# Changing the aspect ratio for widescreen monitors



## Anarchy101 (Nov 14, 2006)

I finally broke down and got a 22" widescreen LCD. The thing is I can't get the screen to look normal (the way it did on my old CRT). Since the CRT screen was more "square" shaped as opposed to widescreen, everything fit the screen perfectly, but now i'm having issues with the horizontal aspect. The vertical is fine, but the horizontal picture is either stretched out making everything look short and wide or I have two black bars on the sides of my screen to keep everything in aspect...it's like reversed widescreen sort of.

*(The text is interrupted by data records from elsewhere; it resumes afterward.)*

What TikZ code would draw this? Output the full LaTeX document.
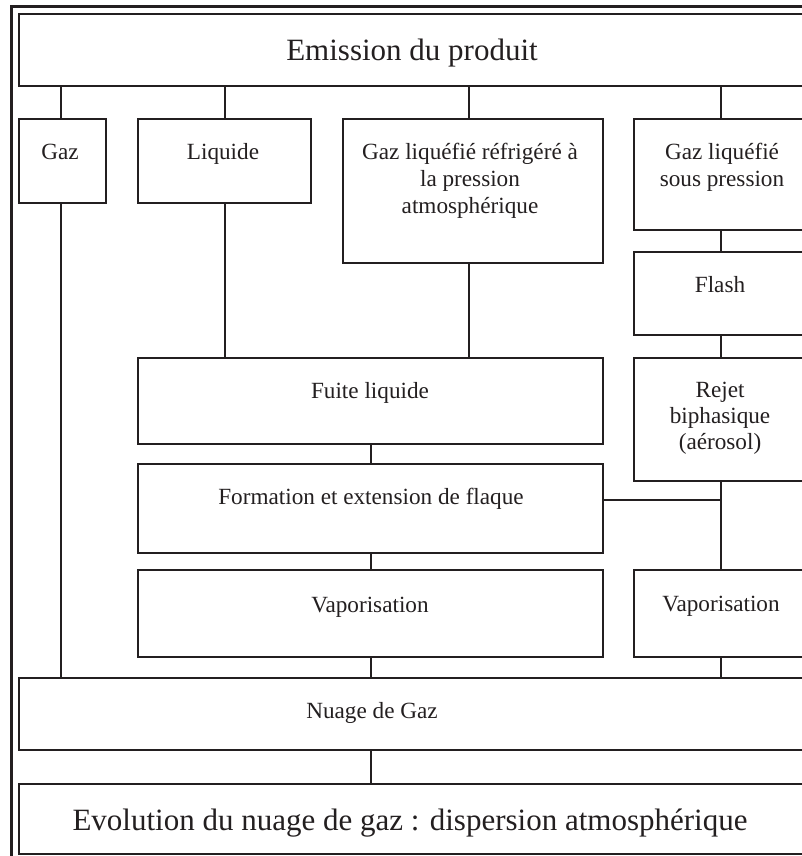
\documentclass[tikz,border=0pt]{standalone}
\usepackage{fontspec}
\setmainfont{Liberation Serif}
\definecolor{ink}{HTML}{231F20}
\begin{document}
\begin{tikzpicture}[x=1pt,y=-1pt,
  box/.style={draw=ink,line width=2pt,inner sep=0pt,anchor=north west,fill=white},
  lbl/.style={text=ink,anchor=base,inner sep=0pt,font=\fontsize{23.2}{27}\selectfont},
  big/.style={text=ink,anchor=base,inner sep=0pt,font=\fontsize{31}{37}\selectfont},
  link/.style={draw=ink,line width=2pt}]
\useasboundingbox (0,0) rectangle (802,856);
\clip (0,0) rectangle (802,856);
\fill[white] (0,0) rectangle (802,856);

% outer frame (left and top)
\draw[ink,line width=3pt] (11.5,870) -- (11.5,6.5) -- (840,6.5);

% boxes
\node[box,minimum width=812pt,minimum height=72pt]  (emis)  at (18,13)  {};
\node[box,minimum width=87pt, minimum height=84pt]  (gaz)   at (18,118) {};
\node[box,minimum width=173pt,minimum height=84pt]  (liq)   at (137,118) {};
\node[box,minimum width=260pt,minimum height=144pt] (refr)  at (342,118) {};
\node[box,minimum width=174pt,minimum height=111pt] (sousp) at (633,118) {};
\node[box,minimum width=174pt,minimum height=83pt]  (flash) at (633,251) {};
\node[box,minimum width=174pt,minimum height=123pt] (rejet) at (633,357) {};
\node[box,minimum width=465pt,minimum height=86pt]  (fuite) at (137,357) {};
\node[box,minimum width=465pt,minimum height=89pt]  (form)  at (137,463) {};
\node[box,minimum width=465pt,minimum height=87pt]  (vapl)  at (137,569) {};
\node[box,minimum width=174pt,minimum height=87pt]  (vapr)  at (633,569) {};
\node[box,minimum width=812pt,minimum height=72pt]  (nuage) at (18,677) {};
\node[box,minimum width=812pt,minimum height=70pt]  (evol)  at (18,783) {};

% connectors
\draw[link] ([xshift=-1.5pt]gaz.north) -- ([xshift=-1.5pt]gaz.north |- emis.south);
\draw[link] (liq.north) -- (liq.north |- emis.south);
\draw[link] ([xshift=-4pt]refr.north) -- ([xshift=-4pt]refr.north |- emis.south);
\draw[link] (sousp.north) -- (sousp.north |- emis.south);
\draw[link] (sousp.south) -- (flash.north);
\draw[link] (flash.south) -- (rejet.north);
\draw[link] (rejet.south) -- (vapr.north);
\draw[link] ([yshift=8.5pt]form.east) -- ([yshift=8.5pt]form.east -| rejet.south);
\draw[link] (liq.south) -- (liq.south |- fuite.north);
\draw[link] ([xshift=-4pt]refr.south) -- ([xshift=-4pt]refr.south |- fuite.north);
\draw[link] (fuite.south) -- (form.north);
\draw[link] (form.south) -- (vapl.north);
\draw[link] (vapl.south) -- (vapl.south |- nuage.north);
\draw[link] (vapr.south) -- (vapr.south |- nuage.north);
\draw[link] ([xshift=-1.5pt]gaz.south) -- ([xshift=-1.5pt]gaz.south |- nuage.north);
\draw[link] (vapl.south |- nuage.south) -- (vapl.south |- evol.north);

% labels
\node[big] (emisT) at (412,61) {Emission du produit};
\node[lbl] (gazT) at (60,159) {Gaz};
\node[lbl] (liqT) at (223,159) {Liquide};
\node[lbl] (refrT1) at (470,159) {Gaz liquéfié réfrigéré à};
\node[lbl] (refrT2) at (470,186) {la pression};
\node[lbl] (refrT3) at (470,213) {atmosphérique};
\node[lbl] (souspT1) at (722,159) {Gaz liquéfié};
\node[lbl] (souspT2) at (722,186) {sous pression};
\node[lbl] (flashT) at (720,292) {Flash};
\node[lbl] (rejetT1) at (720,397) {Rejet};
\node[lbl] (rejetT2) at (720,423) {biphasique};
\node[lbl] (rejetT3) at (720,449) {(aérosol)};
\node[lbl] (fuiteT) at (370,398) {Fuite liquide};
\node[lbl] (formT) at (371,504) {Formation et extension de flaque};
\node[lbl] (vaplT) at (370,612) {Vaporisation};
\node[lbl] (vaprT) at (721,611) {Vaporisation};
\node[lbl] (nuageT) at (372,718) {Nuage de Gaz};
\node[big] (evolT) at (410,830) {Evolution du nuage de gaz : dispersion atmosphérique};
\end{tikzpicture}
\end{document}
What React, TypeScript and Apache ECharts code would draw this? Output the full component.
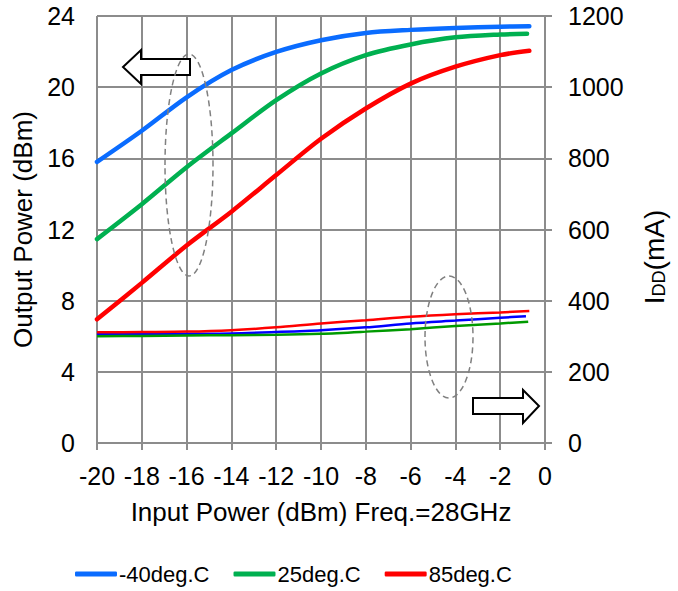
import React, { useEffect, useRef } from "react";
import * as echarts from "echarts";

// Input power (dBm) sample points
const pinBlue = [-20, -18, -16, -14, -12, -10, -8, -6, -4, -2, -0.7];
const pinGreen = [-20, -18, -16, -14, -12, -10, -8, -6, -4, -2, -0.8];
const pinRed = [-20, -18, -16, -14, -12, -10, -8, -6, -4, -2, -0.7];

// Output power (dBm)
const poutM40 = [15.8, 17.55, 19.43, 20.96, 21.98, 22.64, 23.05, 23.22, 23.33, 23.4, 23.43];
const pout25 = [11.46, 13.42, 15.5, 17.4, 19.27, 20.77, 21.8, 22.4, 22.8, 22.96, 23.0];
const pout85 = [6.95, 9.0, 11.1, 13.0, 15.06, 17.1, 18.8, 20.2, 21.15, 21.8, 22.05];

// IDD (mA)
const pinIddBlue = [-20, -18, -16, -14, -12, -10, -8, -6, -4, -2, -0.85];
const pinIddGreen = [-20, -18, -16, -14, -12, -10, -8, -6, -4, -2, -0.75];
const pinIddRed = [-20, -18, -16, -14, -12, -10, -8, -6, -4, -2, -0.7];
const iddM40 = [306, 306, 307, 308, 312, 317, 325, 336, 344, 352, 356];
const idd25 = [300, 301, 302, 303, 304, 307, 313, 320, 329, 336, 341];
const idd85 = [311, 312, 313, 317, 325, 336, 345, 355, 362, 367, 371];

const legendNames = ["-40deg.C", "25deg.C", "85deg.C"];

const FONT = "'Liberation Sans', Arial, sans-serif";
const GRID_COLOR = "#8c8c8c";

const zip = (xs: number[], ys: number[]) => xs.map((x, i) => [x, ys[i]]);

export default function App() {
  const ref = useRef<HTMLDivElement>(null);

  useEffect(() => {
    if (!ref.current) return;
    const chart = echarts.init(ref.current, null, { renderer: "svg" });

    const poutSeries = (name: string, xs: number[], ys: number[], color: string) => ({
      name,
      type: "line",
      yAxisIndex: 0,
      data: zip(xs, ys),
      smooth: 0.3,
      symbol: "none",
      lineStyle: { color, width: 4.5, cap: "round" },
      itemStyle: { color },
      z: 3,
    });
    const iddSeries = (name: string, xs: number[], ys: number[], color: string) => ({
      name,
      type: "line",
      yAxisIndex: 1,
      data: zip(xs, ys),
      smooth: 0.3,
      symbol: "none",
      lineStyle: { color, width: 2.5 },
      itemStyle: { color },
      z: 2,
    });

    const option: any = {
      animation: false,
      backgroundColor: "#ffffff",
      textStyle: { fontFamily: FONT, color: "#000" },
      grid: { left: 97, right: 133, top: 16, bottom: 148, containLabel: false },
      legend: {
        data: legendNames,
        left: 70,
        top: 558,
        icon: "roundRect",
        itemWidth: 42,
        itemHeight: 5,
        itemGap: 24,
        textStyle: { fontFamily: FONT, fontSize: 22, color: "#000", padding: [0, 0, 0, -3] },
      },
      xAxis: {
        type: "value",
        min: -20,
        max: 0,
        interval: 2,
        name: "Input Power (dBm) Freq.=28GHz",
        nameLocation: "middle",
        nameGap: 56,
        nameTextStyle: { fontFamily: FONT, fontSize: 26, color: "#000" },
        axisLine: { show: true, onZero: false, lineStyle: { color: GRID_COLOR, width: 2 } },
        axisTick: { show: true, inside: false, length: 7, lineStyle: { color: GRID_COLOR, width: 2 } },
        axisLabel: { fontFamily: FONT, fontSize: 25, color: "#000", margin: 20 },
        splitLine: { show: true, lineStyle: { color: GRID_COLOR, width: 2 } },
      },
      yAxis: [
        {
          type: "value",
          min: 0,
          max: 24,
          interval: 4,
          position: "left",
          name: "Output Power (dBm)",
          nameLocation: "middle",
          nameGap: 58,
          nameTextStyle: { fontFamily: FONT, fontSize: 26, color: "#000" },
          axisLine: { show: true, lineStyle: { color: GRID_COLOR, width: 2 } },
          axisTick: { show: true, inside: false, length: 7, lineStyle: { color: GRID_COLOR, width: 2 } },
          axisLabel: { fontFamily: FONT, fontSize: 25, color: "#000", margin: 22 },
          splitLine: { show: true, lineStyle: { color: GRID_COLOR, width: 2 } },
        },
        {
          type: "value",
          min: 0,
          max: 1200,
          interval: 200,
          position: "right",
          axisLine: { show: true, lineStyle: { color: GRID_COLOR, width: 2 } },
          axisTick: { show: true, inside: false, length: 7, lineStyle: { color: GRID_COLOR, width: 2 } },
          axisLabel: {
            fontFamily: FONT,
            fontSize: 25,
            color: "#000",
            margin: 23,
            formatter: (v: number) => String(v),
          },
          splitLine: { show: false },
        },
      ],
      series: [
        poutSeries(legendNames[0], pinBlue, poutM40, "#0a6cff"),
        poutSeries(legendNames[1], pinGreen, pout25, "#00b050"),
        poutSeries(legendNames[2], pinRed, pout85, "#ff0000"),
        iddSeries("IDD -40deg.C", pinIddBlue, iddM40, "#0000ff"),
        iddSeries("IDD 25deg.C", pinIddGreen, idd25, "#009a00"),
        iddSeries("IDD 85deg.C", pinIddRed, idd85, "#ff0000"),
      ],
      graphic: [
        {
          type: "polygon",
          z: 100,
          shape: { points: [[123, 67], [141, 50], [141, 59], [190, 59], [190, 75], [141, 75], [141, 84]] },
          style: { fill: "#fff", stroke: "#000", lineWidth: 2 },
        },
        {
          type: "polygon",
          z: 100,
          shape: { points: [[473, 398], [523, 398], [523, 390], [539, 406], [523, 423], [523, 414], [473, 414]] },
          style: { fill: "#fff", stroke: "#000", lineWidth: 2 },
        },
        {
          type: "ellipse",
          z: 100,
          shape: { cx: 189, cy: 165, rx: 24, ry: 111 },
          style: { fill: "none", stroke: "#808080", lineWidth: 1.5, lineDash: [6, 4] },
        },
        {
          type: "ellipse",
          z: 100,
          shape: { cx: 449, cy: 337, rx: 24, ry: 61 },
          style: { fill: "none", stroke: "#808080", lineWidth: 1.5, lineDash: [6, 4] },
        },
        {
          type: "text",
          z: 100,
          x: 653,
          y: 257,
          rotation: Math.PI / 2,
          style: {
            text: "{a|I}{b|DD}{a|(mA)}",
            align: "center",
            verticalAlign: "middle",
            fill: "#000",
            rich: {
              a: { fontFamily: FONT, fontSize: 28, fill: "#000", verticalAlign: "bottom", lineHeight: 30 },
              b: { fontFamily: FONT, fontSize: 18, fill: "#000", verticalAlign: "bottom", lineHeight: 25 },
            },
          },
        },
      ],
    };

    chart.setOption(option);
    return () => chart.dispose();
  }, []);

  return <div ref={ref} style={{ width: 678, height: 591, position: "absolute", left: 0, top: 0 }} />;
}
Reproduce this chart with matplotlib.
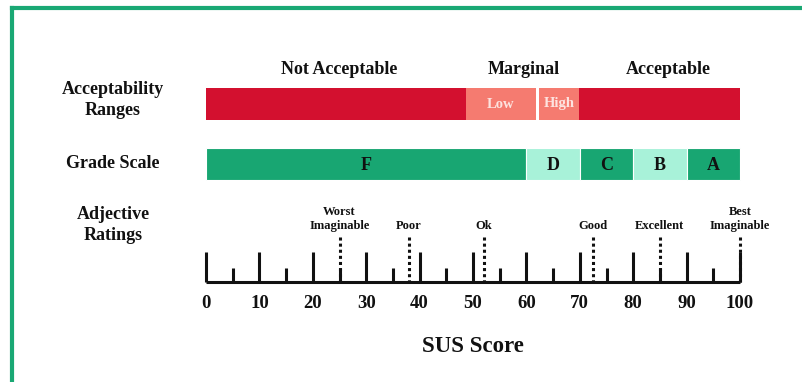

I know you can change this because i've seen plenty of widescreen monitors where the picture is using the entire screen (no bars) in windows, in games, movies...everything, without the picture being either stretched or condensed.

With the catalyst control center, there are options to change the screen aspect ratio to fit widescreen monitors. But, I no longer have an ATI card, i'm on an 8800gtx now and there are no options in the nvidia control panel whatsoever to change the aspect ratio....infact there's nothing in nvidia's control panel for changing screen sizes at all....

It should work with ALL resolutions..


----------



## 2pistolpacker (Dec 3, 2007)

Your monitor should look good at 1440x900 or 1280x720. Right click on the desktop, properties, settings, resolution and change it there. Do either of those two look normal? Mike


----------



## Anarchy101 (Nov 14, 2006)

Yeah they do, but what about in some older games that only support either 640x480 or 800x600 resolution? Like starcraft or diablo 2 for example. Or in the case of any game that only supports maybe 1152x864 or 1280x1024 etc..those aren't widescreen resolutions =/


----------



## ebackhus (Apr 21, 2005)

It may be the monitor scaling itself.


----------



## tecknomage (Jan 24, 2008)

Anarchy101 said:


> Yeah they do, but what about in some older games that only support either 640x480 or 800x600 resolution? Like starcraft or diablo 2 for example. Or in the case of any game that only supports maybe 1152x864 or 1280x1024 etc..those aren't widescreen resolutions =/


Most game play Full-Screen, but you may get distorted unless your Monitor or video card automatically scales.

For older games, see what it looks like in the Window Mode.


----------